Giving Compass' Take:

• Pacific Standard reports on a protest at the Utah Bureau of Land Management, where young people are demanding an end to leasing public land for oil and gas drilling.

• What might this tell us about the passion and priorities of next-gen advocates? How can we support these future conservation leaders?

• Here's more on why looking after the environment is a collective responsibility.


From the back of the police car, I looked out into dense smog. The air quality was so bad I couldn't see the Wasatch Mountains that hug Salt Lake City. During wintertime inversions, cities along the Wasatch Front often have the worst air quality in the nation, as emissions released from cars and refineries get trapped in cold air near the ground. Now, with wildfires across the West during the summer, Salt Lake rarely gets a reprieve from air pollution. It felt dystopian: I was getting arrested for protesting fossil fuel extraction while the air outside was verifiably unhealthy to breathe.

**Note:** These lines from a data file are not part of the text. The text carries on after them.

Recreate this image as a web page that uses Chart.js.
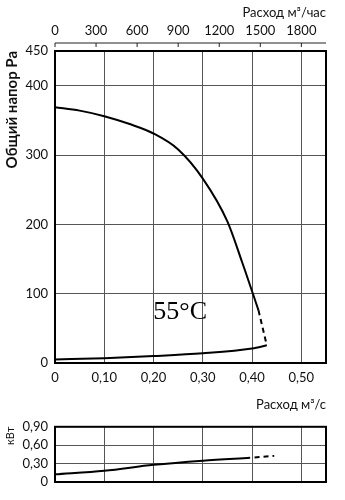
<!DOCTYPE html>
<html lang="ru">
<head>
  <meta charset="UTF-8" />
  <title>Характеристика вентилятора</title>
  <script src="https://cdn.jsdelivr.net/npm/chart.js"></script>
  <style>
    body { margin: 0; background: #fff; }
    .wrap { position: relative; width: 345px; height: 500px; }
    #pressureChart { position: absolute; left: 0; top: 0; }
    #powerChart { position: absolute; left: 0; top: 412px; }
  </style>
</head>
<body>
  <div class="wrap">
    <canvas id="pressureChart" width="345" height="415"></canvas>
    <canvas id="powerChart" width="345" height="88"></canvas>
  </div>

  <script>
    // Расход, м³/с
    const flowMax = 0.55;
    const flowTicks = [0, 0.1, 0.2, 0.3, 0.4, 0.5];
    const hourTicks = [0, 300, 600, 900, 1200, 1500, 1800];
    const powerTicks = [0, 0.3, 0.6, 0.9];

    // Напор вентилятора (сплошная + пунктир)
    const pressureFlow = [0, 0.05, 0.1, 0.15, 0.2, 0.25, 0.3, 0.35, 0.38, 0.413];
    const pressureValues = [369, 364, 356, 345, 331, 308, 266, 204, 145, 76];
    const pressureDashFlow = [0.413, 0.429];
    const pressureDashValues = [76, 28];

    // Нижняя кривая на графике напора
    const lowFlow = [0, 0.1, 0.2, 0.3, 0.4, 0.43];
    const lowValues = [5, 7, 10, 14, 21, 25.5];

    // Мощность, кВт
    const powerFlow = [0, 0.1, 0.2, 0.3, 0.396];
    const powerValues = [0.125, 0.183, 0.28, 0.348, 0.396];
    const powerDashFlow = [0.405, 0.445];
    const powerDashValues = [0.40, 0.426];

    const toPts = (xs, ys) => xs.map((x, i) => ({ x: x, y: ys[i] }));
    const fmtComma = v => v === 0 ? "0" : v.toFixed(2).replace(".", ",");

    Chart.defaults.font.family = "Lato, 'Open Sans', sans-serif";
    Chart.defaults.font.size = 13;
    Chart.defaults.color = "#111";

    const gridStyle = { color: "#555", lineWidth: 1, drawTicks: false };

    // рамка вокруг области графика
    const framePlugin = {
      id: "frame",
      afterDraw(chart) {
        const { ctx, chartArea: a } = chart;
        ctx.save();
        ctx.strokeStyle = "#000";
        ctx.lineWidth = 2;
        ctx.strokeRect(a.left, a.top, a.right - a.left, a.bottom - a.top);
        ctx.restore();
      }
    };

    // верхняя шкала м³/час: линия с засечками вниз
    const topAxisPlugin = {
      id: "topAxis",
      afterDraw(chart) {
        const s = chart.scales.x2;
        const ctx = chart.ctx;
        const y = s.bottom - 8;
        ctx.save();
        ctx.strokeStyle = "#222";
        ctx.lineWidth = 1;
        ctx.beginPath();
        ctx.moveTo(s.left, y);
        ctx.lineTo(s.right, y);
        hourTicks.forEach(v => {
          const x = s.getPixelForValue(v);
          ctx.moveTo(x, y);
          ctx.lineTo(x, y + 4);
        });
        ctx.stroke();
        ctx.restore();
      }
    };

    const tempLabelPlugin = {
      id: "tempLabel",
      afterDatasetsDraw(chart) {
        const ctx = chart.ctx;
        const x = chart.scales.x.getPixelForValue(0.254);
        const y = chart.scales.y.getPixelForValue(74);
        ctx.save();
        ctx.font = "26px 'Liberation Serif', serif";
        ctx.fillStyle = "#000";
        ctx.textAlign = "center";
        ctx.textBaseline = "middle";
        ctx.fillText("55°C", x, y);
        ctx.restore();
      }
    };

    const line = (data, dash) => ({
      data: data,
      borderColor: "#000",
      borderWidth: 2,
      borderDash: dash || [],
      pointRadius: 0,
      fill: false,
      cubicInterpolationMode: "monotone"
    });

    new Chart(document.getElementById("pressureChart"), {
      type: "line",
      data: {
        datasets: [
          line(toPts(pressureFlow, pressureValues)),
          line(toPts(pressureDashFlow, pressureDashValues), [5, 4]),
          line(toPts(lowFlow, lowValues))
        ]
      },
      options: {
        responsive: false,
        animation: false,
        layout: { padding: { right: 19 } },
        plugins: { legend: { display: false }, tooltip: { enabled: false } },
        scales: {
          x: {
            type: "linear",
            min: 0,
            max: flowMax,
            border: { display: false },
            grid: gridStyle,
            afterBuildTicks: s => { s.ticks = flowTicks.concat([flowMax]).map(v => ({ value: v })); },
            ticks: {
              padding: 7,
              maxRotation: 0,
              autoSkip: false,
              callback: v => flowTicks.includes(v) ? fmtComma(v) : ""
            },
            title: {
              display: true,
              text: "Расход м³/с",
              align: "end",
              padding: { bottom: 2 },
              font: { size: 13 }
            },
            afterFit: s => { s.height = 52; }
          },
          x2: {
            type: "linear",
            position: "top",
            min: 0,
            max: flowMax * 3600,
            border: { display: false },
            grid: { display: false, drawTicks: true, tickLength: 8 },
            afterBuildTicks: s => { s.ticks = hourTicks.map(v => ({ value: v })); },
            ticks: { padding: 4, maxRotation: 0, autoSkip: false, callback: v => String(v) },
            title: {
              display: true,
              text: "Расход м³/час",
              align: "end",
              padding: { top: 5 },
              font: { size: 13 }
            },
            afterFit: s => { s.height = 51; }
          },
          y: {
            min: 0,
            max: 450,
            border: { display: false },
            grid: gridStyle,
            ticks: { stepSize: 100, padding: 7, autoSkip: false },
            title: {
              display: true,
              text: "Общий напор Ра",
              align: "end",
              padding: { top: 3 },
              font: { size: 15, weight: "bold" }
            },
            afterFit: s => { s.width = 55; }
          }
        }
      },
      plugins: [framePlugin, topAxisPlugin, tempLabelPlugin]
    });

    new Chart(document.getElementById("powerChart"), {
      type: "line",
      data: {
        datasets: [
          line(toPts(powerFlow, powerValues)),
          line(toPts(powerDashFlow, powerDashValues), [5, 4])
        ]
      },
      options: {
        responsive: false,
        animation: false,
        layout: { padding: { top: 7.5, right: 19 } },
        plugins: { legend: { display: false }, tooltip: { enabled: false } },
        scales: {
          x: {
            type: "linear",
            min: 0,
            max: flowMax,
            border: { display: false },
            grid: gridStyle,
            afterBuildTicks: s => { s.ticks = flowTicks.concat([flowMax]).map(v => ({ value: v })); },
            ticks: { display: false },
            afterFit: s => { s.height = 18; }
          },
          y: {
            min: 0,
            max: 0.9,
            border: { display: false },
            grid: gridStyle,
            afterBuildTicks: s => { s.ticks = powerTicks.map(v => ({ value: v })); },
            ticks: { padding: 7, autoSkip: false, callback: v => fmtComma(v) },
            title: {
              display: true,
              text: "кВт",
              align: "end",
              padding: { top: 4 },
              font: { size: 11 }
            },
            afterFit: s => { s.width = 55; }
          }
        }
      },
      plugins: [framePlugin]
    });
  </script>
</body>
</html>
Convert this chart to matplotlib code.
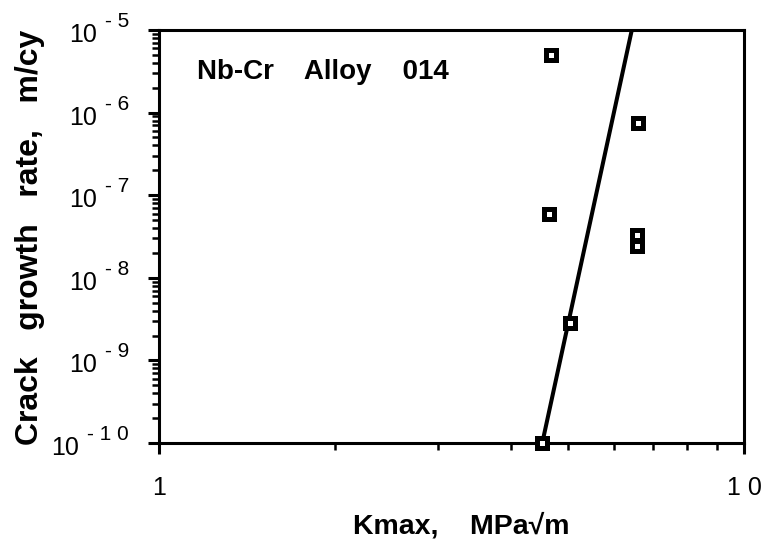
import matplotlib
matplotlib.use("Agg")
import matplotlib.pyplot as plt
from matplotlib.ticker import FixedLocator, LogLocator, NullFormatter, FuncFormatter

plt.rcParams['font.family'] = ['Liberation Sans', 'DejaVu Sans']

# measured points
kmax = [4.68, 6.59, 4.64, 6.56, 6.56, 5.04, 4.52]
rate = [5.0e-6, 7.5e-7, 5.9e-8, 3.3e-8, 2.45e-8, 2.85e-9, 1.0e-10]

# fitted line end points
fit_k = [4.52, 6.43]
fit_rate = [1.0e-10, 1.0e-5]

# y decades
exps = [-10, -9, -8, -7, -6, -5]

PX = 0.72  # points per pixel at dpi 100

fig = plt.figure(figsize=(7.66, 5.48), dpi=100)
ax = fig.add_axes([159/766, 1 - 443/548, 585/766, 413/548])

ax.plot(fit_k, fit_rate, color='black', lw=2.9, solid_capstyle='butt', zorder=2)
ax.plot(kmax, rate, ls='none', marker='s', ms=7.2, mfc='white', mec='black',
        mew=3.6, clip_on=False, zorder=3)

ax.set_xscale('log')
ax.set_yscale('log')
ax.set_xlim(1, 10)
ax.set_ylim(1e-10, 1e-5)

ax.xaxis.set_major_locator(FixedLocator([1, 10]))
ax.xaxis.set_minor_locator(LogLocator(base=10, subs=range(2, 10)))
ax.xaxis.set_minor_formatter(NullFormatter())
ax.xaxis.set_major_formatter(FuncFormatter(lambda v, p: '1' if v < 5 else '1 0'))

ax.yaxis.set_major_locator(FixedLocator([10.0 ** e for e in exps]))
ax.yaxis.set_minor_locator(LogLocator(base=10, subs=range(2, 10)))
ax.yaxis.set_minor_formatter(NullFormatter())
ax.yaxis.set_major_formatter(NullFormatter())

for s in ax.spines.values():
    s.set_linewidth(2.2)

ax.tick_params(which='major', direction='out', length=8, width=2.2,
               labelsize=18, top=False, right=False)
ax.tick_params(which='minor', direction='out', length=5, width=1.8,
               top=False, right=False)
ax.tick_params(axis='x', which='major', pad=16)

# y tick labels: "10" with a spaced superscript exponent
ytr = ax.get_yaxis_transform()
for e in exps:
    sup = '- ' + ' '.join(str(-e))
    t = ax.annotate(sup, xy=(0, 10.0 ** e), xycoords=ytr,
                    xytext=(-30 * PX, 3 * PX), textcoords='offset points',
                    ha='right', va='baseline', fontsize=15, annotation_clip=False)
    ax.annotate('10', xy=(0, 10.0 ** e), xycoords=(t, ytr),
                xytext=(-8 * PX, -12 * PX), textcoords='offset points',
                ha='right', va='baseline', fontsize=18, annotation_clip=False)

ax.text(38/585, (443-79)/413, 'Nb-Cr    Alloy    014', transform=ax.transAxes,
        fontsize=20, fontweight='bold', va='baseline', ha='left')

fig.text(353/766, 1 - 533/548, 'Kmax,    MPa\u221am', fontsize=20.5,
         fontweight='bold', ha='left', va='baseline')
fig.text(30/766, 1 - 237/548, 'Crack   growth   rate,   m/cy', fontsize=23,
         fontweight='bold', rotation=90, ha='center', va='center')

fig.savefig('out.png', dpi=100)
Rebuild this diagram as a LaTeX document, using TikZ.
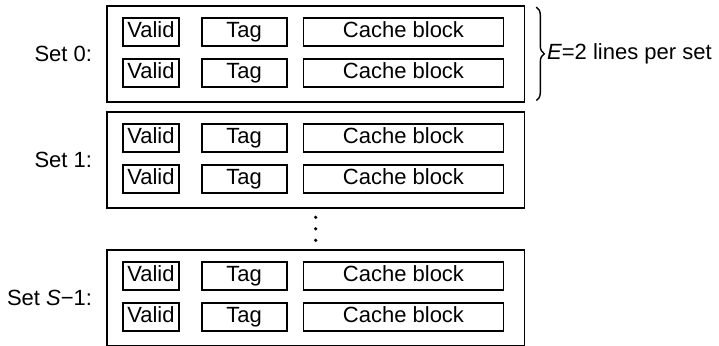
\documentclass[tikz,border=0pt]{standalone}
\usepackage{fontspec}
\setmainfont{Liberation Sans}
\usetikzlibrary{positioning, fit, calc, decorations.pathreplacing}

\begin{document}
\begin{tikzpicture}[node distance=5.5pt and 10.5pt,
    field/.style={rectangle, draw, line width=0.9pt, minimum height=14pt, inner sep=0pt, text height=8pt, text depth=2.5pt, font=\fontsize{11}{13}\selectfont},
    valid/.style={field, minimum width=28pt},
    tagbox/.style={field, minimum width=42.5pt},
    blockbox/.style={field, minimum width=100pt},
    setbox/.style={rectangle, draw, line width=0.9pt, inner sep=0pt},
    setlabel/.style={font=\fontsize{11}{13}\selectfont}
]
\useasboundingbox (0,0) rectangle (359.5pt,-172.5pt);

% Set 0: two lines
\node (v0a) [valid, anchor=north west] at (61pt,-8.5pt) {Valid};
\node (t0a) [tagbox, right=of v0a] {Tag};
\node (b0a) [blockbox, right=7.5pt of t0a] {Cache block};
\node (v0b) [valid, below=of v0a] {Valid};
\node (t0b) [tagbox, below=of t0a] {Tag};
\node (b0b) [blockbox, below=of b0a] {Cache block};
\node (s0) [setbox, fit={([shift={(-7.5pt,5.5pt)}]v0a.north west) ([shift={(10pt,-7pt)}]b0b.south east)}] {};
\node (l0) [setlabel, left=3.5pt of s0] {Set 0:};

% Set 1: two lines
\node (v1a) [valid, anchor=north west] at (61pt,-61.5pt) {Valid};
\node (t1a) [tagbox, right=of v1a] {Tag};
\node (b1a) [blockbox, right=7.5pt of t1a] {Cache block};
\node (v1b) [valid, below=of v1a] {Valid};
\node (t1b) [tagbox, below=of t1a] {Tag};
\node (b1b) [blockbox, below=of b1a] {Cache block};
\node (s1) [setbox, fit={([shift={(-7.5pt,5.5pt)}]v1a.north west) ([shift={(10pt,-7pt)}]b1b.south east)}] {};
\node (l1) [setlabel, left=3.5pt of s1] {Set 1:};

% Set S-1: two lines
\node (v2a) [valid, anchor=north west] at (61pt,-130.5pt) {Valid};
\node (t2a) [tagbox, right=of v2a] {Tag};
\node (b2a) [blockbox, right=7.5pt of t2a] {Cache block};
\node (v2b) [valid, below=of v2a] {Valid};
\node (t2b) [tagbox, below=of t2a] {Tag};
\node (b2b) [blockbox, below=of b2a] {Cache block};
\node (s2) [setbox, fit={([shift={(-7.5pt,5.5pt)}]v2a.north west) ([shift={(10pt,-7pt)}]b2b.south east)}] {};
\node (l2) [setlabel, left=3.5pt of s2] {Set \textit{S}−1:};

% Vertical dots between the sets
\coordinate (gap) at ($(s1.south)!0.5!(s2.north)$);
\foreach \dy in {-5.75pt,0pt,5.75pt}
    \fill ([yshift=\dy]gap) circle (0.9pt);

% Brace for the lines per set
\draw [decorate, decoration={brace, amplitude=4pt}, line width=0.7pt]
    ([xshift=5.5pt, yshift=-1pt]s0.north east) -- ([xshift=5.5pt, yshift=1pt]s0.south east)
    node (lines) [setlabel, midway, right=5pt, inner sep=0pt] {\textit{E}=2 lines per set};

\end{tikzpicture}
\end{document}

A few hours earlier, on the morning of December 10th, I had walked with 15 other young people into the Utah Bureau of Land Management Office. We were there to protest the agency's December of 2018 oil and gas lease sale, during which 150,000 acres of public lands in Utah were auctioned off.

We carried a letter with over 150 signatures and 80 personal comments—but before we handed them over, we intended to read the messages aloud.